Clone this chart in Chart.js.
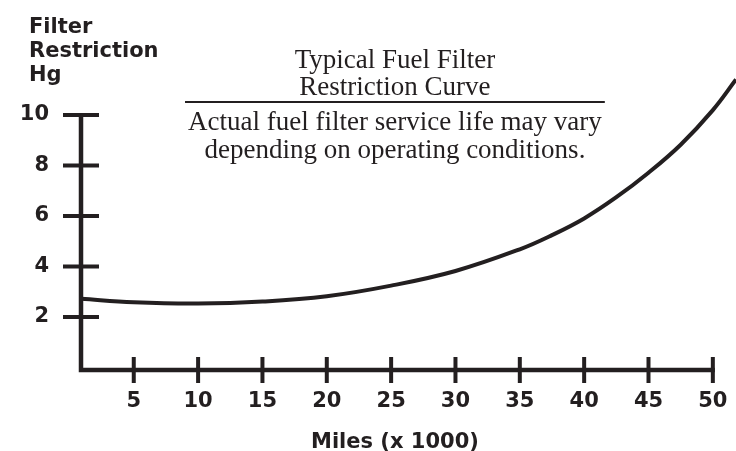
<!DOCTYPE html>
<html>
<head>
<meta charset="utf-8">
<script src="https://cdn.jsdelivr.net/npm/chart.js@4"></script>
<style>
    html, body { margin: 0; padding: 0; background: #fff; }
    #wrap { width: 736px; height: 451px; position: relative; }
</style>
</head>
<body>
<div id="wrap"><canvas id="filterChart"></canvas></div>
<script>
// Miles (x 1000) vs restriction (in. Hg)
const milesK = [0.9, 5, 10, 15, 20, 25, 30, 35, 37.5, 40, 42.5, 45, 47.5, 50, 51.8];
const restrictionHg = [2.72, 2.58, 2.53, 2.61, 2.82, 3.24, 3.82, 4.68, 5.24, 5.9, 6.74, 7.71, 8.82, 10.19, 11.4];

const xTickValues = [5, 10, 15, 20, 25, 30, 35, 40, 45, 50];
const yTickValues = [2, 4, 6, 8, 10];

const yTitleLines = ['Filter', 'Restriction', 'Hg'];
const xTitle = 'Miles (x 1000)';
const noteHeading = ['Typical Fuel Filter', 'Restriction Curve'];
const noteBody = ['Actual fuel filter service life may vary', 'depending on operating conditions.'];

const INK = '#231f20';
const SANS = 'bold 21px "DejaVu Sans", sans-serif';
const SERIF = '27px "Liberation Serif", "Times New Roman", serif';

// axis lines with crossing ticks, plus the free text
const drawnAxes = {
    id: 'drawnAxes',
    afterDatasetsDraw(chart) {
        const { ctx, scales: { x, y } } = chart;
        const left = x.left;
        const base = y.bottom;
        const xEnd = x.getPixelForValue(xTickValues[xTickValues.length - 1]);
        const yTop = y.getPixelForValue(yTickValues[yTickValues.length - 1]);

        ctx.save();
        ctx.strokeStyle = INK;
        ctx.lineCap = 'butt';

        ctx.lineWidth = 4.5;
        ctx.beginPath();
        ctx.moveTo(left, yTop - 2);
        ctx.lineTo(left, base);
        ctx.lineTo(xEnd + 2, base);
        ctx.stroke();

        ctx.lineWidth = 4;
        yTickValues.forEach(v => {
            const py = y.getPixelForValue(v);
            ctx.beginPath();
            ctx.moveTo(left - 18, py);
            ctx.lineTo(left + 18, py);
            ctx.stroke();
        });
        xTickValues.forEach(v => {
            const px = x.getPixelForValue(v);
            ctx.beginPath();
            ctx.moveTo(px, base - 13);
            ctx.lineTo(px, base + 13);
            ctx.stroke();
        });
        ctx.restore();
    },
    afterDraw(chart) {
        const { ctx, scales: { x } } = chart;
        const mid = (x.left + x.getPixelForValue(50)) / 2;

        ctx.save();
        ctx.fillStyle = INK;
        ctx.strokeStyle = INK;

        // y axis title, top left
        ctx.font = SANS;
        ctx.textAlign = 'left';
        ctx.textBaseline = 'alphabetic';
        yTitleLines.forEach((t, i) => ctx.fillText(t, 29, 33 + i * 24));

        // x axis title
        ctx.textAlign = 'center';
        ctx.fillText(xTitle, mid - 2, 448);

        // note in the plot
        ctx.font = SERIF;
        const cx = mid - 2;
        noteHeading.forEach((t, i) => ctx.fillText(t, cx, 68 + i * 27));
        noteBody.forEach((t, i) => ctx.fillText(t, cx, 130 + i * 28));

        const ruleW = ctx.measureText(noteBody[0]).width + 6;
        ctx.lineWidth = 2;
        ctx.beginPath();
        ctx.moveTo(cx - ruleW / 2, 102);
        ctx.lineTo(cx + ruleW / 2, 102);
        ctx.stroke();
        ctx.restore();
    },
};

new Chart(document.getElementById('filterChart'), {
    type: 'line',
    data: {
        datasets: [{
            data: milesK.map((m, i) => ({ x: m, y: restrictionHg[i] })),
            borderColor: INK,
            borderWidth: 4,
            pointRadius: 0,
            tension: 0.4,
            clip: false,
        }],
    },
    options: {
        responsive: true,
        maintainAspectRatio: false,
        animation: false,
        layout: { padding: { top: 77, left: 0, right: 0, bottom: 0 } },
        plugins: { legend: { display: false }, tooltip: { enabled: false } },
        scales: {
            x: {
                type: 'linear',
                min: 0.9,
                max: 51.8,
                grid: { display: false, drawTicks: false },
                border: { display: false },
                afterBuildTicks: s => { s.ticks = xTickValues.map(v => ({ value: v })); },
                afterFit: s => { s.height = 81; s.paddingLeft = 0; s.paddingRight = 0; },
                ticks: { color: INK, font: { family: 'DejaVu Sans', size: 21, weight: 'bold' }, padding: 19, maxRotation: 0, autoSkip: false },
            },
            y: {
                type: 'linear',
                min: -0.1,
                max: 11.5,
                grid: { display: false, drawTicks: false },
                border: { display: false },
                afterBuildTicks: s => { s.ticks = yTickValues.map(v => ({ value: v })); },
                afterFit: s => { s.width = 81; s.paddingTop = 0; s.paddingBottom = 0; },
                ticks: { color: INK, font: { family: 'DejaVu Sans', size: 21, weight: 'bold' }, padding: 32 },
            },
        },
    },
    plugins: [drawnAxes],
});
</script>
</body>
</html>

^^^^^^^^^^^^^^^^

- **The exercise**: Make an exact copy of the listing above. Do not include the pictures.

- **Output of the exercise**:
Clone this chart in Chart.js.
<!DOCTYPE html>
<html>
<head>
<meta charset="utf-8">
<script src="https://cdn.jsdelivr.net/npm/chart.js@4"></script>
<style>
    html, body { margin: 0; padding: 0; background: #fff; }
    #wrap { width: 736px; height: 451px; position: relative; }
</style>
</head>
<body>
<div id="wrap"><canvas id="filterChart"></canvas></div>
<script>
// Miles (x 1000) vs restriction (in. Hg)
const milesK = [0.9, 5, 10, 15, 20, 25, 30, 35, 37.5, 40, 42.5, 45, 47.5, 50, 51.8];
const restrictionHg = [2.72, 2.58, 2.53, 2.61, 2.82, 3.24, 3.82, 4.68, 5.24, 5.9, 6.74, 7.71, 8.82, 10.19, 11.4];

const xTickValues = [5, 10, 15, 20, 25, 30, 35, 40, 45, 50];
const yTickValues = [2, 4, 6, 8, 10];

const yTitleLines = ['Filter', 'Restriction', 'Hg'];
const xTitle = 'Miles (x 1000)';
const noteHeading = ['Typical Fuel Filter', 'Restriction Curve'];
const noteBody = ['Actual fuel filter service life may vary', 'depending on operating conditions.'];

const INK = '#231f20';
const SANS = 'bold 21px "DejaVu Sans", sans-serif';
const SERIF = '27px "Liberation Serif", "Times New Roman", serif';

// axis lines with crossing ticks, plus the free text
const drawnAxes = {
    id: 'drawnAxes',
    afterDatasetsDraw(chart) {
        const { ctx, scales: { x, y } } = chart;
        const left = x.left;
        const base = y.bottom;
        const xEnd = x.getPixelForValue(xTickValues[xTickValues.length - 1]);
        const yTop = y.getPixelForValue(yTickValues[yTickValues.length - 1]);

        ctx.save();
        ctx.strokeStyle = INK;
        ctx.lineCap = 'butt';

        ctx.lineWidth = 4.5;
        ctx.beginPath();
        ctx.moveTo(left, yTop - 2);
        ctx.lineTo(left, base);
        ctx.lineTo(xEnd + 2, base);
        ctx.stroke();

        ctx.lineWidth = 4;
        yTickValues.forEach(v => {
            const py = y.getPixelForValue(v);
            ctx.beginPath();
            ctx.moveTo(left - 18, py);
            ctx.lineTo(left + 18, py);
            ctx.stroke();
        });
        xTickValues.forEach(v => {
            const px = x.getPixelForValue(v);
            ctx.beginPath();
            ctx.moveTo(px, base - 13);
            ctx.lineTo(px, base + 13);
            ctx.stroke();
        });
        ctx.restore();
    },
    afterDraw(chart) {
        const { ctx, scales: { x } } = chart;
        const mid = (x.left + x.getPixelForValue(50)) / 2;

        ctx.save();
        ctx.fillStyle = INK;
        ctx.strokeStyle = INK;

        // y axis title, top left
        ctx.font = SANS;
        ctx.textAlign = 'left';
        ctx.textBaseline = 'alphabetic';
        yTitleLines.forEach((t, i) => ctx.fillText(t, 29, 33 + i * 24));

        // x axis title
        ctx.textAlign = 'center';
        ctx.fillText(xTitle, mid - 2, 448);

        // note in the plot
        ctx.font = SERIF;
        const cx = mid - 2;
        noteHeading.forEach((t, i) => ctx.fillText(t, cx, 68 + i * 27));
        noteBody.forEach((t, i) => ctx.fillText(t, cx, 130 + i * 28));

        const ruleW = ctx.measureText(noteBody[0]).width + 6;
        ctx.lineWidth = 2;
        ctx.beginPath();
        ctx.moveTo(cx - ruleW / 2, 102);
        ctx.lineTo(cx + ruleW / 2, 102);
        ctx.stroke();
        ctx.restore();
    },
};

new Chart(document.getElementById('filterChart'), {
    type: 'line',
    data: {
        datasets: [{
            data: milesK.map((m, i) => ({ x: m, y: restrictionHg[i] })),
            borderColor: INK,
            borderWidth: 4,
            pointRadius: 0,
            tension: 0.4,
            clip: false,
        }],
    },
    options: {
        responsive: true,
        maintainAspectRatio: false,
        animation: false,
        layout: { padding: { top: 77, left: 0, right: 0, bottom: 0 } },
        plugins: { legend: { display: false }, tooltip: { enabled: false } },
        scales: {
            x: {
                type: 'linear',
                min: 0.9,
                max: 51.8,
                grid: { display: false, drawTicks: false },
                border: { display: false },
                afterBuildTicks: s => { s.ticks = xTickValues.map(v => ({ value: v })); },
                afterFit: s => { s.height = 81; s.paddingLeft = 0; s.paddingRight = 0; },
                ticks: { color: INK, font: { family: 'DejaVu Sans', size: 21, weight: 'bold' }, padding: 19, maxRotation: 0, autoSkip: false },
            },
            y: {
                type: 'linear',
                min: -0.1,
                max: 11.5,
                grid: { display: false, drawTicks: false },
                border: { display: false },
                afterBuildTicks: s => { s.ticks = yTickValues.map(v => ({ value: v })); },
                afterFit: s => { s.width = 81; s.paddingTop = 0; s.paddingBottom = 0; },
                ticks: { color: INK, font: { family: 'DejaVu Sans', size: 21, weight: 'bold' }, padding: 32 },
            },
        },
    },
    plugins: [drawnAxes],
});
</script>
</body>
</html>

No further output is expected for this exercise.